One can recognize the influence of
Plato’s absolute idealism in the fourth and fifth centuries of the early
church, when Greek metaphysical concepts are employed to shore up and defend
orthodoxy against heretical trends, particularly Arianism, which denies the
co-equal identity of Christ with the Father.
Indeed, Augustine of Hippo (354-430), a
prime contributor to early church doctrine, had been well schooled in
Neo-Platonism before his conversion. While Augustine quotes the Bible
extensively, he tends to interpret it within the neo-Platonic framework.

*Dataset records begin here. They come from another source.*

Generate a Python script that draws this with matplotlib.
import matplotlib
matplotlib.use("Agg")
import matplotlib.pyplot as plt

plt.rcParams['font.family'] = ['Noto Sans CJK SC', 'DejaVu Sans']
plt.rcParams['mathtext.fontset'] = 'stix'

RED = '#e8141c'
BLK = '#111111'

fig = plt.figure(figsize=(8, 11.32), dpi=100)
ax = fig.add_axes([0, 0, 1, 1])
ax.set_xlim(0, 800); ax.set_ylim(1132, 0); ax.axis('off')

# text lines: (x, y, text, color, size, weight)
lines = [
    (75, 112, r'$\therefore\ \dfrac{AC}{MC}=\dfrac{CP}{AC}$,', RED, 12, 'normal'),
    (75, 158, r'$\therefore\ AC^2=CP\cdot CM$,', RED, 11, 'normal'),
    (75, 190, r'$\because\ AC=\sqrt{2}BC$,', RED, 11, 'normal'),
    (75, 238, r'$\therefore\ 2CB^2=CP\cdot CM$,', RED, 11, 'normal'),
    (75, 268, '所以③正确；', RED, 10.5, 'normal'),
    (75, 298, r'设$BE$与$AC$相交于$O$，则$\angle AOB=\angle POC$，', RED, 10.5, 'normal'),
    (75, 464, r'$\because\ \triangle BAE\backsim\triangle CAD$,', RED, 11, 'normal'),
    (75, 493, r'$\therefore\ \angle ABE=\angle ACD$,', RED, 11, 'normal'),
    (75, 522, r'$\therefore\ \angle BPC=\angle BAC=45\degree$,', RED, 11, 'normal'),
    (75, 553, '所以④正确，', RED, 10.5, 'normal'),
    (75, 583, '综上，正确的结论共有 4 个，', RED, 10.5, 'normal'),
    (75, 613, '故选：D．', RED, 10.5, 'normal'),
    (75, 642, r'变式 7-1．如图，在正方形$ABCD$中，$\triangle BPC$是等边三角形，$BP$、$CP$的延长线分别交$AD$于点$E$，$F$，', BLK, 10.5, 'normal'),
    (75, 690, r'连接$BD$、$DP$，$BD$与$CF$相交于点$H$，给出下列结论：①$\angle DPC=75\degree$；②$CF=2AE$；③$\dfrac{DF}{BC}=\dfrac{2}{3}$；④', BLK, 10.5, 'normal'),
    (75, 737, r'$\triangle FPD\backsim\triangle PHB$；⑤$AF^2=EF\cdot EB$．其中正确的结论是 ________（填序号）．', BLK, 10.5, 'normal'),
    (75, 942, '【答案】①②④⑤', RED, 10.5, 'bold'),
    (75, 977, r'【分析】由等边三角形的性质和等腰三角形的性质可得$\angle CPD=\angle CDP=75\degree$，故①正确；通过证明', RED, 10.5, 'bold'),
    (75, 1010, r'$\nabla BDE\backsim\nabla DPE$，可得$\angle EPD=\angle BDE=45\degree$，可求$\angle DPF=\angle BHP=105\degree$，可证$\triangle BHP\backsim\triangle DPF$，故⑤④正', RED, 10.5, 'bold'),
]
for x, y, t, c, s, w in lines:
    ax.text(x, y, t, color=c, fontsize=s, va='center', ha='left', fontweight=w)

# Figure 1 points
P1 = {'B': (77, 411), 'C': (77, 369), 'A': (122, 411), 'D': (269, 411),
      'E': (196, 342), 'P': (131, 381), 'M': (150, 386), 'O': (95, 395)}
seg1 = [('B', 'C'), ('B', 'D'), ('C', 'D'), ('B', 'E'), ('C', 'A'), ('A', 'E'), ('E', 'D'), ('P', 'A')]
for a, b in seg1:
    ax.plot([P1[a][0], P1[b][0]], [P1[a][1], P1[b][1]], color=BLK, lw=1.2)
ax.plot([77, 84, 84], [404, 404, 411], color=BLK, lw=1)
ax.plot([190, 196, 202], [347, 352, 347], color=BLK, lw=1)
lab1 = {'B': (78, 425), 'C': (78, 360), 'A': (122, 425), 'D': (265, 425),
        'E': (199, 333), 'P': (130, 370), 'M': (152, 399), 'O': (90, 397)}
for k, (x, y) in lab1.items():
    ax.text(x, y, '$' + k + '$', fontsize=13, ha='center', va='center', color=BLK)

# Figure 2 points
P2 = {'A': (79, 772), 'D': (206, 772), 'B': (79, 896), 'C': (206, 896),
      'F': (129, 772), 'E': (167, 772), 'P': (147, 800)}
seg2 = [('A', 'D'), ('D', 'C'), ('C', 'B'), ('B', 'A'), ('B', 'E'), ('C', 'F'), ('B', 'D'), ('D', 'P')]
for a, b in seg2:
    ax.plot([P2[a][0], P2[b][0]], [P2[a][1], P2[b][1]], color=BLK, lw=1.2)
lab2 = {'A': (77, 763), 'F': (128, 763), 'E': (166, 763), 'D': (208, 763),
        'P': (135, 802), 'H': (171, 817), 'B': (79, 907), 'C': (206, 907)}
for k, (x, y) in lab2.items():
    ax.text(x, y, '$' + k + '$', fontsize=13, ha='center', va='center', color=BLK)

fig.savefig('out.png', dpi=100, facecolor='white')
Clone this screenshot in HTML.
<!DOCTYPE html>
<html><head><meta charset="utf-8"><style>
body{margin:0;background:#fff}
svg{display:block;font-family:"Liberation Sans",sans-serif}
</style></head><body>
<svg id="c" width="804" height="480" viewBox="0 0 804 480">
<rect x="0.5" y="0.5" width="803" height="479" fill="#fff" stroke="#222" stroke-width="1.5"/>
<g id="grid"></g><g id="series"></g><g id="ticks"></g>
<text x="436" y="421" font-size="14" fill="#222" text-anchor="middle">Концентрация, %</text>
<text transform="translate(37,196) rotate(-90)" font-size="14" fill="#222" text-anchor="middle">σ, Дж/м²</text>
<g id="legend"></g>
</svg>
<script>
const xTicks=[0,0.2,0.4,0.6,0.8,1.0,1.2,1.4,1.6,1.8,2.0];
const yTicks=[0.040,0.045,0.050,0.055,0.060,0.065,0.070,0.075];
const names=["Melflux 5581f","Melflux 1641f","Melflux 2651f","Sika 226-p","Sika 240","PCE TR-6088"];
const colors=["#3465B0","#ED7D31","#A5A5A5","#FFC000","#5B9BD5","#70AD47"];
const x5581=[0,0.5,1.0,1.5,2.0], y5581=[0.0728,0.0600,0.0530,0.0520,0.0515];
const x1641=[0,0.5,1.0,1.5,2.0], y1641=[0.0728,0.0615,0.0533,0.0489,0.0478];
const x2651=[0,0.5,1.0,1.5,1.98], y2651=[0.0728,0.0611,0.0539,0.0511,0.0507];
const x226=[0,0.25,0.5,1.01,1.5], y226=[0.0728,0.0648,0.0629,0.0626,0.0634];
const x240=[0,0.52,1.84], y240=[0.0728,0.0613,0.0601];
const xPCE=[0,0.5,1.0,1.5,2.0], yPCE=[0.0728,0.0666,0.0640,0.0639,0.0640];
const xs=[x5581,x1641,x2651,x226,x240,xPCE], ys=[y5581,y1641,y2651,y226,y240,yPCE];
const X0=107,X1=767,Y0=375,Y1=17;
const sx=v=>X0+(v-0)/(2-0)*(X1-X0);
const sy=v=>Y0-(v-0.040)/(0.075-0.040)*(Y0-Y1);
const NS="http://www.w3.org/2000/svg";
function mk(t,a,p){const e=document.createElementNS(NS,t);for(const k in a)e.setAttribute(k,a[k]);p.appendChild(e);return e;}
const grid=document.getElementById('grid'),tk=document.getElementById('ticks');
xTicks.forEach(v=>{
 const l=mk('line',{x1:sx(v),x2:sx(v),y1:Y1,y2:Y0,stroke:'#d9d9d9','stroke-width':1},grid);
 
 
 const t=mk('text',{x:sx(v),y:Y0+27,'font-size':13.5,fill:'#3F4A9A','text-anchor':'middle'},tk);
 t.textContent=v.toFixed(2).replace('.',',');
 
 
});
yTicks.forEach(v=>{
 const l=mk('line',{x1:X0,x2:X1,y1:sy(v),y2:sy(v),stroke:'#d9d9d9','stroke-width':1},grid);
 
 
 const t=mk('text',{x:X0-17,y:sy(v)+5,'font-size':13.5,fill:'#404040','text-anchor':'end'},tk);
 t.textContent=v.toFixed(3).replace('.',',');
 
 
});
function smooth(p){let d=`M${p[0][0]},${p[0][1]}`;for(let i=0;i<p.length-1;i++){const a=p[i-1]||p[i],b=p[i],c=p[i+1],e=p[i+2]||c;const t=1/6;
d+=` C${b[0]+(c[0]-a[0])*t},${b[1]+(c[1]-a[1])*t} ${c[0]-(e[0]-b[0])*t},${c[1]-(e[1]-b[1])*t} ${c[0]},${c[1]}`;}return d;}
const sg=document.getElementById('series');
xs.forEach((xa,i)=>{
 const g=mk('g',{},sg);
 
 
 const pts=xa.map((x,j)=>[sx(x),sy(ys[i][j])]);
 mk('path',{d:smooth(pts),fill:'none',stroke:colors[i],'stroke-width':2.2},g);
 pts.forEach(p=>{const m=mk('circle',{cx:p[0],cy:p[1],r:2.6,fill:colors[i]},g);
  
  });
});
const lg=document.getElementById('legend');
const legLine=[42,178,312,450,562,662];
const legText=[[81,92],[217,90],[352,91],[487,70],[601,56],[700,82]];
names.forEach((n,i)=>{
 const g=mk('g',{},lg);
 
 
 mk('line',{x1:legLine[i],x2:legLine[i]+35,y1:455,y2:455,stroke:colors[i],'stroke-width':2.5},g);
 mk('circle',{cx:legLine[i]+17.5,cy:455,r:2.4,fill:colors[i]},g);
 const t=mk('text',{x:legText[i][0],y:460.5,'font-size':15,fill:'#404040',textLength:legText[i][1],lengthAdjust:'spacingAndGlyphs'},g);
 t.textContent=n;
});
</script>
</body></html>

In Teaching Christianity, for example,
Augustine writes, “If those philosophers happen to have said anything that is
true and agreeable to our faith, the Platonists above all…we should even claim
back for our own use what they have said.”
Augustine of Hippo |
The influence of such a perspective is
revealed in the same work when Augustine writes, “God does not enjoy us, but
makes use of us…For he is the one who supremely and primordially is, being
absolutely unchanging.” And in discussing Jesus’ commandment to love God and
others as one’s self, Augustine writes, “There is no need of a commandment that
we should love ourselves…The end of the commandment is love of God and
neighbor.”
Here is depersonalization, both of God's nature and his relationship to human beings. This philosophy reflects more mechanistic than personalistic and covenantal categories. And this trend continues today when the Christian view of God takes on a distinctly Platonist tone by insisting that God is impassible, indifferent to feeling, invulnerable to suffering, and apart from humanity.
Much of the
metaphysical speculation concerning God throughout the Middle Ages, including
the writings of Anselm (1033-1109) and Thomas Aquinas (1224-1274), demonstrates
a similar preoccupation with the study of
God’s Being per se, rather than
reflecting the biblical narrative in which humanity is redeemed for communion
with the Father, through the Son, in the power of the Holy Spirit.
Anselm |
Christ’s
divinity is clearly affirmed, but his humanity is neglected. His existence as the
representative human being who by his death and resurrection transposes
ordinary people into sons and daughters of the living God is passed over.
The
Platonist mind-set gives rise to a theology from above, absolutely concerned
with God but revealing little interest in persons, apart from pointing out how
far short they fall from God’s ideal Being. This, then, is classical theology:
a perspective that values God’s eternal intradivine life (termed the “immanent
Trinity”), yet is permeated by a remoteness that separates God from his
creation. This perspective shares the dualism inherent in Plato’s philosophy
and is found in both Western and Eastern Orthodox traditions.
Compass theory suggests that whenever the Platonist mind-set consciously or unconsciously dominates Christian precepts, God is viewed as mechanistic, impersonal, and fatalistic. As a consequence, permanence of belief and thought overshadows the process of growth and change.